All odd numbers in the series are less than $d$, which means it must cycle. If $a_n$ is odd and less than $d$, $a_{n+1}$ is less than $2d$ and even, so the next odd is again less than $d$.

To have a cycle that does not include $1$ you must have a number that can be reached from two different numbers-one to enter the cycle and one to continue it. But this is impossible-odd numbers have to be reached by division by $2$, even numbers greater than $d$ have to be reached by addition, and even numbers less than $d$ have to be reached by division.

Solution 3:

The question has already an "accepted" answer - but the following scheme may be useful for some later reader anyway.
The iterative dividing and adding can be expressed as a whole operation.
We formulate one transformation as $$ a_{k+1}={a_k+d \over 2^A }$$ and work on odd $a_k$ only. The value for A is determined by the requirement, that it is the highest A such that the result of the transformation is an odd integer.
The second transformation is then $$ a_{k+2}={{a_k+d \over 2^A }+d \over 2^B} = {a_k \over 2^{A+B} } + d \cdot ({1 \over 2^{A+B} } + {1 \over 2^B} )$$ and so on.

Let the h subsequent exponents of such transformations $a_0 \to a_h = 1$ be denoted as $A,B,C,\ldots,G,H$ and their sum as $S$. Then the full transformation can be written as
$$ 1 (=a_h) = {a_0 \over 2^S} + d \cdot {(1+2^A + 2^{A+B} + \ldots + 2^{A+B+\ldots + G})\over 2^S} $$ and we must have an integer solution for
$$ 2^S = a_0 + d \cdot (1+2^A + 2^{A+B} + \ldots + 2^{A+B+\ldots +G})= a_0 + d \cdot x $$
where S is to be found (if there is a solution in $A,B,C,\ldots,H$ at all!).

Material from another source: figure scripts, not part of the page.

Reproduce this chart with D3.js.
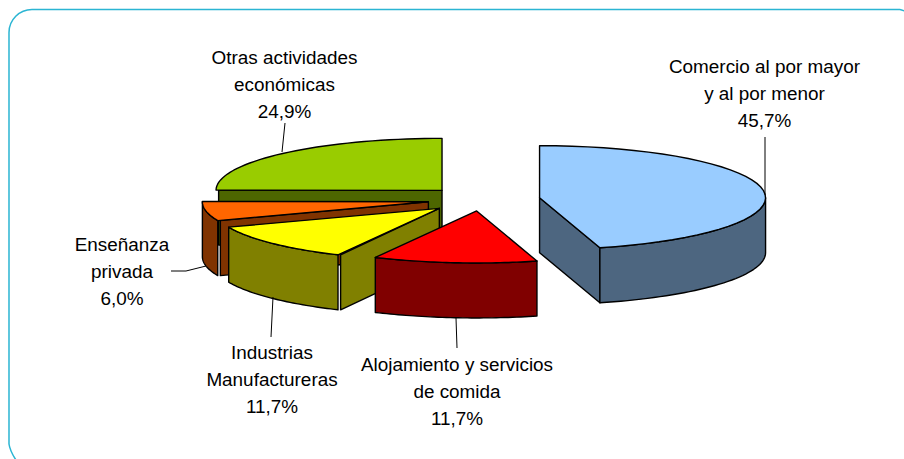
<!DOCTYPE html>
<html>
<head>
<meta charset="utf-8">
<script src="https://cdnjs.cloudflare.com/ajax/libs/d3/7.8.5/d3.min.js"></script>
<style>
html, body { margin: 0; padding: 0; background: #fff; }
svg { display: block; }
text { font-family: "Liberation Sans", Arial, sans-serif; font-size: 18.9px; fill: #000; }
</style>
</head>
<body>
<svg id="chart" width="904" height="459"></svg>
<script>
// data, clockwise from 12 o'clock
const categories = ['Comercio al por mayor y al por menor', 'Alojamiento y servicios de comida', 'Industrias Manufactureras', 'Enseñanza privada', 'Otras actividades económicas'];
const shares = [45.7, 11.7, 11.7, 6.0, 24.9];
const shareLabels = ['45,7%', '11,7%', '11,7%', '6,0%', '24,9%'];
const labelLines = [
  ['Comercio al por mayor', 'y al por menor', '45,7%'],
  ['Alojamiento y servicios', 'de comida', '11,7%'],
  ['Industrias', 'Manufactureras', '11,7%'],
  ['Enseñanza', 'privada', '6,0%'],
  ['Otras actividades', 'económicas', '24,9%']
];

// layout
const topColors = ['#99ccff', '#ff0000', '#ffff00', '#ff6600', '#99cc00'];
const wallColors = ['#4d6680', '#800000', '#808000', '#803300', '#4d6600'];
const explode = [58.6, 50, 57, 54, 56];
const labelAnchors = [[764.5, 73], [457, 371], [272, 359], [122, 251], [284.5, 64]];
const leaders = [
  [[765, 137], [765, 195]],
  [[456, 318], [457, 348]],
  [[273, 297], [271, 337]],
  [[171, 271], [186, 271], [206, 266]],
  [[285, 123], [282, 152]]
];
const base = { x: 481.5, y: 199.5 };
const rx = 226, ry = 52, depth = 55;
const seam = 2.6;
const lineHeight = 27;

const svg = d3.select('#chart');

svg.append('path')
  .attr('d', 'M900,9.5L906,11.5M900,9.5H32A23,23 0 0 0 9,32.5V444Q10,451 16,460')
  .attr('fill', 'none')
  .attr('stroke', '#2bb5d3')
  .attr('stroke-width', 1.5);

const arcs = d3.pie().sort(null).value(d => d)(shares);
const line = d3.line();

const drawSlice = (d, i) => {
  const mid = (d.startAngle + d.endAngle) / 2;
  const cx = base.x + explode[i] * Math.sin(mid);
  const cy = base.y - explode[i] * Math.cos(mid) * ry / rx;
  const at = (a, dy = 0) => [cx + rx * Math.sin(a), cy - ry * Math.cos(a) + dy];
  const sweep = (a0, a1, dy = 0) => d3.range(41).map(k => at(a0 + (a1 - a0) * k / 40, dy));
  const g = svg.append('g')
    .attr('stroke', '#000')
    .attr('stroke-width', 1.4)
    .attr('stroke-linejoin', 'round');

  // radial wall, only when it faces the viewer
  const radial = (a, gap) => {
    const p = at(a);
    g.append('path')
      .attr('d', line([[p[0] + gap, p[1]], [cx, cy], [cx, cy + depth], [p[0] + gap, p[1] + depth]]) + 'Z')
      .attr('fill', wallColors[i]);
  };
  if (Math.sin(d.startAngle) < -1e-6) radial(d.startAngle, seam);
  if (Math.sin(d.endAngle) > 1e-6) radial(d.endAngle, 0);

  // rim wall on the front half of the ellipse
  const a0 = Math.max(d.startAngle, Math.PI / 2);
  const a1 = Math.min(d.endAngle, 3 * Math.PI / 2);
  if (a1 > a0) {
    g.append('path')
      .attr('d', line(sweep(a0, a1).concat(sweep(a1, a0, depth))) + 'Z')
      .attr('fill', wallColors[i]);
  }

  g.append('path')
    .attr('d', line([[cx, cy]].concat(sweep(d.startAngle, d.endAngle))) + 'Z')
    .attr('fill', topColors[i]);
};

// back to front
[4, 3, 2, 1, 0].forEach(i => drawSlice(arcs[i], i));

svg.append('g').selectAll('path')
  .data(leaders)
  .join('path')
  .attr('d', d => line(d))
  .attr('fill', 'none')
  .attr('stroke', '#000')
  .attr('stroke-width', 1);

svg.append('g').selectAll('text')
  .data(labelLines)
  .join('text')
  .attr('text-anchor', 'middle')
  .attr('x', (d, i) => labelAnchors[i][0])
  .attr('y', (d, i) => labelAnchors[i][1])
  .selectAll('tspan')
  .data((d, i) => d.map(t => ({ t, x: labelAnchors[i][0] })))
  .join('tspan')
  .attr('x', d => d.x)
  .attr('dy', (d, k) => k ? lineHeight : 0)
  .text(d => d.t);
</script>
</body>
</html>
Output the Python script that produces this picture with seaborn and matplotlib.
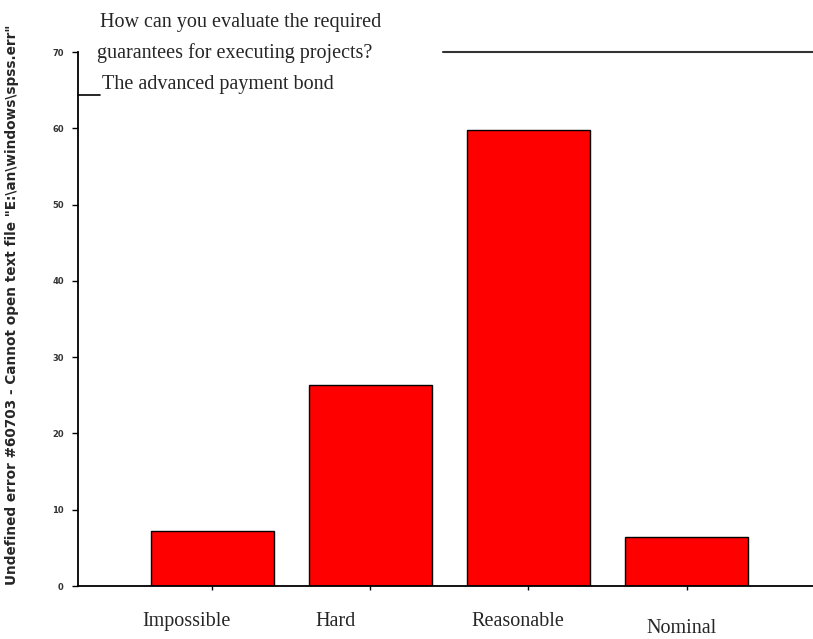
import pandas as pd
import numpy as np
import matplotlib
matplotlib.use("Agg")
import matplotlib.pyplot as plt
import matplotlib.transforms as mtransforms
import seaborn as sns

# Data
categories = ['Impossible', 'Hard', 'Reasonable', 'Nominal']
percent = [7.2, 26.3, 59.8, 6.4]
y_ticks = [0, 10, 20, 30, 40, 50, 60, 70]

title_lines = ['How can you evaluate the required',
               'guarantees for executing projects?',
               'The advanced payment bond']
err_label = 'Undefined error #60703 - Cannot open text file "E:\\an\\windows\\spss.err"'

# label shifts (pixels) - labels in the original are not centred under the ticks
label_dx = [-26, -35, -11, -5]
label_dy = [0, 0, 0, -7]

sns.set_style("white")
plt.rcParams['font.family'] = ['Liberation Serif', 'DejaVu Serif']

df = pd.DataFrame({'cat': categories, 'pct': percent})

fig = plt.figure(figsize=(8.13, 6.39), dpi=100)
ax = fig.add_axes([78/813, 1 - 586/639, 1 - 78/813, (586 - 52)/639])

sns.barplot(data=df, x='cat', y='pct', color='#ff0000', saturation=1,
            edgecolor='black', linewidth=1.0, width=0.78, ax=ax)

ax.set_ylim(0, 70)
ax.set_xlim(-0.85, 3.8)
ax.set_yticks(y_ticks)
ax.set_yticklabels([str(v) for v in y_ticks], fontsize=6, color='#333333',
                   family=['DejaVu Sans'], fontweight='bold')
ax.set_xticks(range(len(categories)))
ax.set_xticklabels(categories, fontsize=14.5)
ax.set_xlabel('')
ax.set_ylabel('')

# spines: left + bottom, partial top line
for s in ['top', 'right']:
    ax.spines[s].set_visible(False)
for s in ['left', 'bottom']:
    ax.spines[s].set_color('black')
    ax.spines[s].set_linewidth(1.3)
ax.axhline(70, xmin=(443 - 78)/735, xmax=1, color='#333333', lw=1.5, clip_on=False)

ax.tick_params(axis='y', direction='out', length=4.3, width=1, color='black', pad=6, left=True)
ax.tick_params(axis='x', direction='out', length=3, width=1, color='black', pad=16, bottom=True)

for lab, dx, dy in zip(ax.get_xticklabels(), label_dx, label_dy):
    lab.set_transform(lab.get_transform() +
                      mtransforms.ScaledTranslation(dx/100, dy/100, fig.dpi_scale_trans))

# title block
fig.text(100/813, 1 - 22/639, title_lines[0], fontsize=14.5, va='center', ha='left')
fig.text(97/813, 1 - 53/639, title_lines[1], fontsize=14.5, va='center', ha='left')
fig.text(102/813, 1 - 85/639, title_lines[2], fontsize=14.5, va='center', ha='left')
fig.add_artist(plt.Line2D([78/813, 100/813], [1 - 95/639, 1 - 95/639],
                          color='black', lw=1.2, transform=fig.transFigure))

# rotated error label
fig.text(12/813, 1 - 305/639, err_label, rotation=90, fontsize=9.8, va='center', ha='center',
         family=['DejaVu Sans'], fontweight='bold')

fig.savefig('out.png', dpi=100)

Thus we solve for S such that $ 2^S = a_0 \pmod d$ which must in general be done by searching (see "discrete-logarithm-problem").
Now here seems to be the critical problem of the original question: we need to know such combinations of $d$ and $a_0$ that this equation has a solution at all. Possibly this is also meant to be the core problem in your homework-assignment, so I won't proceed here ( #1 see below)

If in fact there is a solution for some S then we compute
$$ x = { 2^S - a_0 \over d} $$. Then the bits in the binary representation of x correspond to the "division by 2's" of the original formulation of the problem.

For instance, with $a_0 = 605, d=13$ I found $2^S = a_0 + d \cdot x $ with $ S=11, x=111$ and $2048 = 605 + 13 \cdot 111 $

(#1): Referring to another answer we might reformulate this as $ 2 = a_0^{1 \over S} \pmod d$ which hints to the concept of "primitive roots (mod p)".